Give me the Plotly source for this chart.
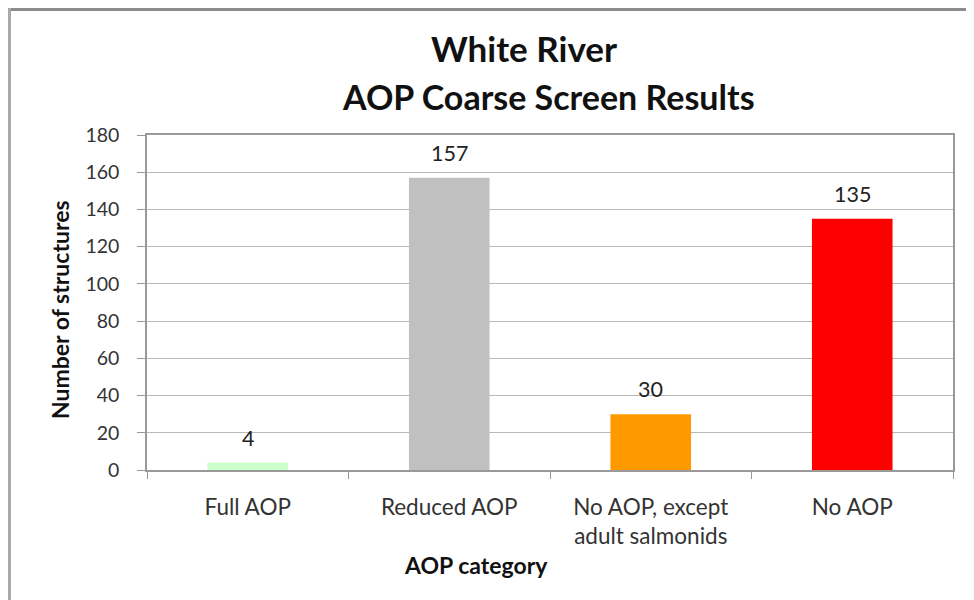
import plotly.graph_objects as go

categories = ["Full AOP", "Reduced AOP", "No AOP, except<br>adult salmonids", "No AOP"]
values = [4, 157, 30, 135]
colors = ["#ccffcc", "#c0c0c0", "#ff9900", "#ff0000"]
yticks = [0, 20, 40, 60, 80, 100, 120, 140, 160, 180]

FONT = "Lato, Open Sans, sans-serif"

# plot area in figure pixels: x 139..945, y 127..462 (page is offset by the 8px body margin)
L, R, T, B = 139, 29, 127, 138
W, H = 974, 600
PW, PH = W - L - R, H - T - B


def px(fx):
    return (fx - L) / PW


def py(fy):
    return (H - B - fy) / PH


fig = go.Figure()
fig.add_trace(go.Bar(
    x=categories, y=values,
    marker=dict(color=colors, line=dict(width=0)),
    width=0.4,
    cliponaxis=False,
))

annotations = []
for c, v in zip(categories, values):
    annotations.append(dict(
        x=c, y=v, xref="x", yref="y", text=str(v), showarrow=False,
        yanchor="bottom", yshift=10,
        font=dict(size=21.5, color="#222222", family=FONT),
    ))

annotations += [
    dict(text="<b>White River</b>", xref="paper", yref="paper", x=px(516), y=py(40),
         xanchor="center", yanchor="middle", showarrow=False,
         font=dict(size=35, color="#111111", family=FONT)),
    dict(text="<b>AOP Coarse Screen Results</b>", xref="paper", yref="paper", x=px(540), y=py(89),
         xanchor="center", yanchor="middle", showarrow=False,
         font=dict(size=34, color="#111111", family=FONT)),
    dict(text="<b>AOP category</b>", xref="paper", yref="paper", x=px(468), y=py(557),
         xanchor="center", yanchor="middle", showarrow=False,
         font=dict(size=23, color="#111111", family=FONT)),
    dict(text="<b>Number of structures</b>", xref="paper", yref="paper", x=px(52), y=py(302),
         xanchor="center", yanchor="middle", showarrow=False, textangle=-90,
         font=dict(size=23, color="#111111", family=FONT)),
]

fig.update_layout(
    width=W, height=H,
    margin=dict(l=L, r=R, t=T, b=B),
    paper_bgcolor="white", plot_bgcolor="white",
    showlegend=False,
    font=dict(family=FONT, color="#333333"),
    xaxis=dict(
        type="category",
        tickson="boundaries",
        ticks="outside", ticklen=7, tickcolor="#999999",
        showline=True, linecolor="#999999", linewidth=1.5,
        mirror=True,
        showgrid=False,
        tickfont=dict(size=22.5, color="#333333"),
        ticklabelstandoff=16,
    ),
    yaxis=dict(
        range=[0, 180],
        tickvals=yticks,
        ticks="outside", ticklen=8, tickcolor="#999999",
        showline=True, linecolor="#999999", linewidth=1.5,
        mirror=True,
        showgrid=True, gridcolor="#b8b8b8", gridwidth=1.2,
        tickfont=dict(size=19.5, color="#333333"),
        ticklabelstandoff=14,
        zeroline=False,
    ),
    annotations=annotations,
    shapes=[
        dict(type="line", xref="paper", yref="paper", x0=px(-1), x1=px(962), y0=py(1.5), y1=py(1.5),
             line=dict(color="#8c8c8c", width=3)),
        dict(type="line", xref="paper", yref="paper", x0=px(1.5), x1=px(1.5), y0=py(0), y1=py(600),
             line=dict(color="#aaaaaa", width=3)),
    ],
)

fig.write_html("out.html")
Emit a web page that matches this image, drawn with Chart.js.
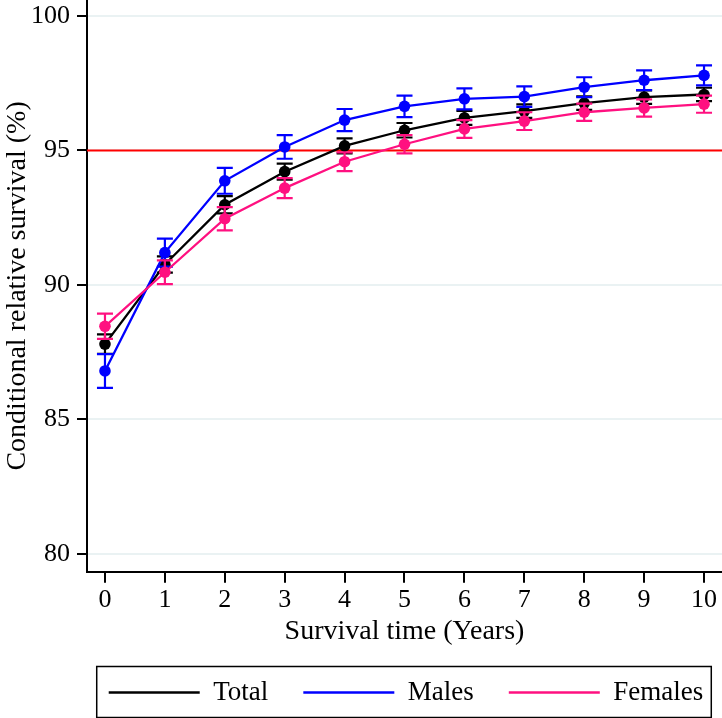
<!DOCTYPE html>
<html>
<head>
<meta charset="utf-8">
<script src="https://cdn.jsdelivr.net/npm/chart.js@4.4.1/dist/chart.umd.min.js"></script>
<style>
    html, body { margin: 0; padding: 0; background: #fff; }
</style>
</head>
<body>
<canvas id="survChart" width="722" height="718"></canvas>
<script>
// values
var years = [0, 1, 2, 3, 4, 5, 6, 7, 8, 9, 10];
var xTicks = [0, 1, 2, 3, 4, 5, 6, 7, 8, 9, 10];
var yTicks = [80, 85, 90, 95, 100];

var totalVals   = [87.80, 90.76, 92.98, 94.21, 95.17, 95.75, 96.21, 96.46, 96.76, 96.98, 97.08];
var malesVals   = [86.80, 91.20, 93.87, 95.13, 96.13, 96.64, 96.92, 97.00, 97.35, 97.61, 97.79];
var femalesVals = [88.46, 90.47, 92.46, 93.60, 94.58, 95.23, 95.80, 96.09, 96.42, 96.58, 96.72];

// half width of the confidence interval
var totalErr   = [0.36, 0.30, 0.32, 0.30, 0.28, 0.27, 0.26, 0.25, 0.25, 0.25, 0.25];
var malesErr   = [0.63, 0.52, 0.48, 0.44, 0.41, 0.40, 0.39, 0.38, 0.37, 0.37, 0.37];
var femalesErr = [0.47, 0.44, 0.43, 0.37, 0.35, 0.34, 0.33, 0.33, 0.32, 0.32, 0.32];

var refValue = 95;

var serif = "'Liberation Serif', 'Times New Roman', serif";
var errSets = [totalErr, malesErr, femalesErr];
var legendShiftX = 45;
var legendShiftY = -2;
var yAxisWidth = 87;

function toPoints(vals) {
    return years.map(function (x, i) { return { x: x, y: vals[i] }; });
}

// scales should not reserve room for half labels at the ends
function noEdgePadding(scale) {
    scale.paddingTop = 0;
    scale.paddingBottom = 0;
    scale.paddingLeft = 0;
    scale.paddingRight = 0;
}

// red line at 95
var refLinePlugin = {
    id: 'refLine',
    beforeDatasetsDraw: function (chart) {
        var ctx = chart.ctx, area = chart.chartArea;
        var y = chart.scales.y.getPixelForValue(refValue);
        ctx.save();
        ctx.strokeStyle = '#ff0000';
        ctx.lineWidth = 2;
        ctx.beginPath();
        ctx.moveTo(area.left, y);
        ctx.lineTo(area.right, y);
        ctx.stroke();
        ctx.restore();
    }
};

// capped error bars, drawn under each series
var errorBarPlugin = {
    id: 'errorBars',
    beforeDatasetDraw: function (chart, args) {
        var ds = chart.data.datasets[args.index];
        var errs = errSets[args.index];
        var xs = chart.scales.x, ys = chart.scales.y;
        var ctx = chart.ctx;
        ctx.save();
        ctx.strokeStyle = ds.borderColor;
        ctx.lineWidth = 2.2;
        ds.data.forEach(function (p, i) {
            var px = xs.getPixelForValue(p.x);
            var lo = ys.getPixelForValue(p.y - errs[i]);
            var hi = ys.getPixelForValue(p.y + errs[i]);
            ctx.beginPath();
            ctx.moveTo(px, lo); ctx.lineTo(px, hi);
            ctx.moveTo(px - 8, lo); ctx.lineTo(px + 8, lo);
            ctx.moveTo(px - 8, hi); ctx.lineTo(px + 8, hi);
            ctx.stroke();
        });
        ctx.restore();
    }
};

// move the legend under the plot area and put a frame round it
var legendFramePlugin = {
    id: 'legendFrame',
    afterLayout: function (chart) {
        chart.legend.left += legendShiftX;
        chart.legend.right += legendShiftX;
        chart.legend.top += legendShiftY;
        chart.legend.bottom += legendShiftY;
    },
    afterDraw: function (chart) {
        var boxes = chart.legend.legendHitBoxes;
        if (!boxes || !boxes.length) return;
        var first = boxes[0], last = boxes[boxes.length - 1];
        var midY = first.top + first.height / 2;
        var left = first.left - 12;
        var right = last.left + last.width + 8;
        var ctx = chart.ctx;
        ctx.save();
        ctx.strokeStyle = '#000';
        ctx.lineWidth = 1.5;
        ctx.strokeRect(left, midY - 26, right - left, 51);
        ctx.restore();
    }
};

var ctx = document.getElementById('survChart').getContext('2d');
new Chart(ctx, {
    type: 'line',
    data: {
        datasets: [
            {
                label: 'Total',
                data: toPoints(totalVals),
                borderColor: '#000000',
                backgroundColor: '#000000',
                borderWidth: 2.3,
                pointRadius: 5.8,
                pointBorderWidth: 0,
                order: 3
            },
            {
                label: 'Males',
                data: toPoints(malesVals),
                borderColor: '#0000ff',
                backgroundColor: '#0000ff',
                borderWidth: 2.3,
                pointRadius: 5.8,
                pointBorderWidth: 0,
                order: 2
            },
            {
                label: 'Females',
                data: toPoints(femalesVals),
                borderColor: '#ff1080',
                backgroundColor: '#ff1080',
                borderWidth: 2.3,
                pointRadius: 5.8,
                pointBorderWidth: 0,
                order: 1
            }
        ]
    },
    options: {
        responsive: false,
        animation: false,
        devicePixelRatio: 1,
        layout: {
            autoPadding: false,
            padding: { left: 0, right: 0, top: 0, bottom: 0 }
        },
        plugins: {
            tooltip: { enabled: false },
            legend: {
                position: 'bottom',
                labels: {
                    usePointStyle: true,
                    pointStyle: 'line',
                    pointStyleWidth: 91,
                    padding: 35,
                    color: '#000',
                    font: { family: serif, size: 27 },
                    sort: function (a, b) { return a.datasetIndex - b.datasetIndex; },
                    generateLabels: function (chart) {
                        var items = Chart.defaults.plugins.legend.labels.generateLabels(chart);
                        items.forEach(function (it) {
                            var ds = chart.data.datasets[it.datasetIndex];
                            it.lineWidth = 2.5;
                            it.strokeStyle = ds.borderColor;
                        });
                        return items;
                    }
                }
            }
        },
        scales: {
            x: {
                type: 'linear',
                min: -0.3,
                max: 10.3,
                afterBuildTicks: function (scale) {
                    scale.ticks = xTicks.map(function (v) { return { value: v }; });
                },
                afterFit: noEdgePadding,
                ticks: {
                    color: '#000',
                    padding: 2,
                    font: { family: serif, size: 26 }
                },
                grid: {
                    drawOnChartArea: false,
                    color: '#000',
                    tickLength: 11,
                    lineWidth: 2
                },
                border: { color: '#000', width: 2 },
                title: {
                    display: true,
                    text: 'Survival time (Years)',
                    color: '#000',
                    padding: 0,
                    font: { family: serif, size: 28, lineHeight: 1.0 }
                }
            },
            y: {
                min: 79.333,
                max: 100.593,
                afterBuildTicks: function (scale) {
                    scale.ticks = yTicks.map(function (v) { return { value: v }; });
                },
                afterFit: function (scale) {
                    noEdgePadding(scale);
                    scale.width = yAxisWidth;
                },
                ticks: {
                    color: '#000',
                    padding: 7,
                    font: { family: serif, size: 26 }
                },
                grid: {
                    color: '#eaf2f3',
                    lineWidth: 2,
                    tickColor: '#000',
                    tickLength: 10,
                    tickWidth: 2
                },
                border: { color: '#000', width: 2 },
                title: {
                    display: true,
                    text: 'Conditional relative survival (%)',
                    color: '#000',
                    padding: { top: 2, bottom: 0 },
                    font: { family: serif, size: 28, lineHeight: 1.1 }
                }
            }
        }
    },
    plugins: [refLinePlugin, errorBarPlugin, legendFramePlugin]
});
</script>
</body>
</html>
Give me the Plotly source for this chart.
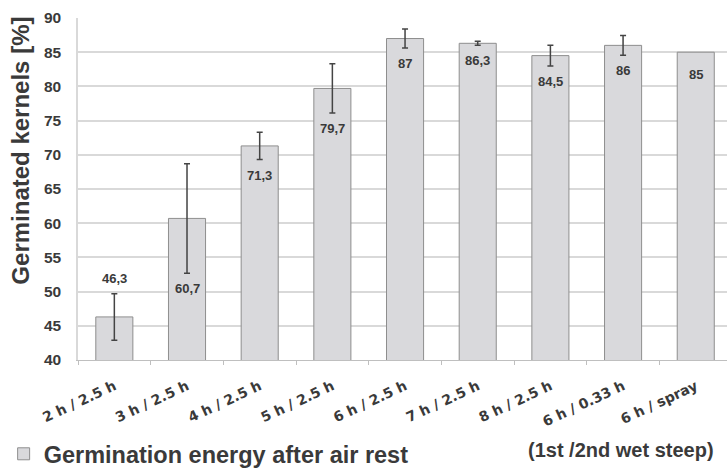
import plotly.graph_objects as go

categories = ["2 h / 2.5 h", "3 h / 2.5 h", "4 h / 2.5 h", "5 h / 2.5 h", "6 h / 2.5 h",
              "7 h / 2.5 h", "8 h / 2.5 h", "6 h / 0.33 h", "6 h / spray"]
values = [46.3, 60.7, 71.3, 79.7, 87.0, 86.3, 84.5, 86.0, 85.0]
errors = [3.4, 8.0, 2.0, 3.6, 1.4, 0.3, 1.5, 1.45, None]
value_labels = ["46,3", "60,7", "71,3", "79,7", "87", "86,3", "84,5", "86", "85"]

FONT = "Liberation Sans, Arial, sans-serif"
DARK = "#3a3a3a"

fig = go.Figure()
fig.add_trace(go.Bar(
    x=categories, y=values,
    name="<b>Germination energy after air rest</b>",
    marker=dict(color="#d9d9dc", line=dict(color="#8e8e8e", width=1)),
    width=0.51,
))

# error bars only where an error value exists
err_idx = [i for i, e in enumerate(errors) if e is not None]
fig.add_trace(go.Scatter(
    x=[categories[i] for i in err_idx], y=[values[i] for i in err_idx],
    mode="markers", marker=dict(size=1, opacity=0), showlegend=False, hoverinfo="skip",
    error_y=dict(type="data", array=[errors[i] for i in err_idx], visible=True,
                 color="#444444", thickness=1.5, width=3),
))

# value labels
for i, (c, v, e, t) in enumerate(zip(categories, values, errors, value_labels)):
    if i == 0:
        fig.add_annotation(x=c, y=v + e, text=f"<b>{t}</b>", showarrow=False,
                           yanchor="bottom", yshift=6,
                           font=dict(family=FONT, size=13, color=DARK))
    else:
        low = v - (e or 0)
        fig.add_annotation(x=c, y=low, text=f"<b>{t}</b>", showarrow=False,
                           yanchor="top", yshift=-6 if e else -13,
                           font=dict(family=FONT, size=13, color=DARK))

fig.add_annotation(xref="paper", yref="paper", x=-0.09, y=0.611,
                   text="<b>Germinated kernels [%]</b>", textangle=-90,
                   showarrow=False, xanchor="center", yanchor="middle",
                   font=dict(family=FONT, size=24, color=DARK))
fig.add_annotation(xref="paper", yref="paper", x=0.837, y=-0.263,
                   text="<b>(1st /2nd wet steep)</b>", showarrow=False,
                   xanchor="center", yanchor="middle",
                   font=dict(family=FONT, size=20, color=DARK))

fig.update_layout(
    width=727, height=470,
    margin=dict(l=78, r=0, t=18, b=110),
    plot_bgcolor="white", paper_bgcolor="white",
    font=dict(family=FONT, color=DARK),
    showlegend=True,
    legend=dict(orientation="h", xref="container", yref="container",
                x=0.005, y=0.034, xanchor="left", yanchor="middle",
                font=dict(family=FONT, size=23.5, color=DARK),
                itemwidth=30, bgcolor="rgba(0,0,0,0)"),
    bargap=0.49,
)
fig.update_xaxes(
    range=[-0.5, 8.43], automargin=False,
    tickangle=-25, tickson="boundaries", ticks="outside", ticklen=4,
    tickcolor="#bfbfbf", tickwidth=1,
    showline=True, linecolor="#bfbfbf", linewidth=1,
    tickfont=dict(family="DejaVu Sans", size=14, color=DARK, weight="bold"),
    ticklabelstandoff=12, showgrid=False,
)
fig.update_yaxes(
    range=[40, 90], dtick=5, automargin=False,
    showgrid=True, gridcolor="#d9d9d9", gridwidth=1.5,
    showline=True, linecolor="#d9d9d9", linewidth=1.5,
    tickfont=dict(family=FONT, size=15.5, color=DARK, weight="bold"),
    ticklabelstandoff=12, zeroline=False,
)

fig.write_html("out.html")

^^^^^^^^^^^^^^^^

◆ WHAT IS REQUIRED: Search the listing above for the string "page". Copy every line that contains it.

◆ SOLUTION:
# plot area in figure pixels: x 139..945, y 127..462 (page is offset by the 8px body margin)
Emit a web page that matches this image, drawn with Chart.js.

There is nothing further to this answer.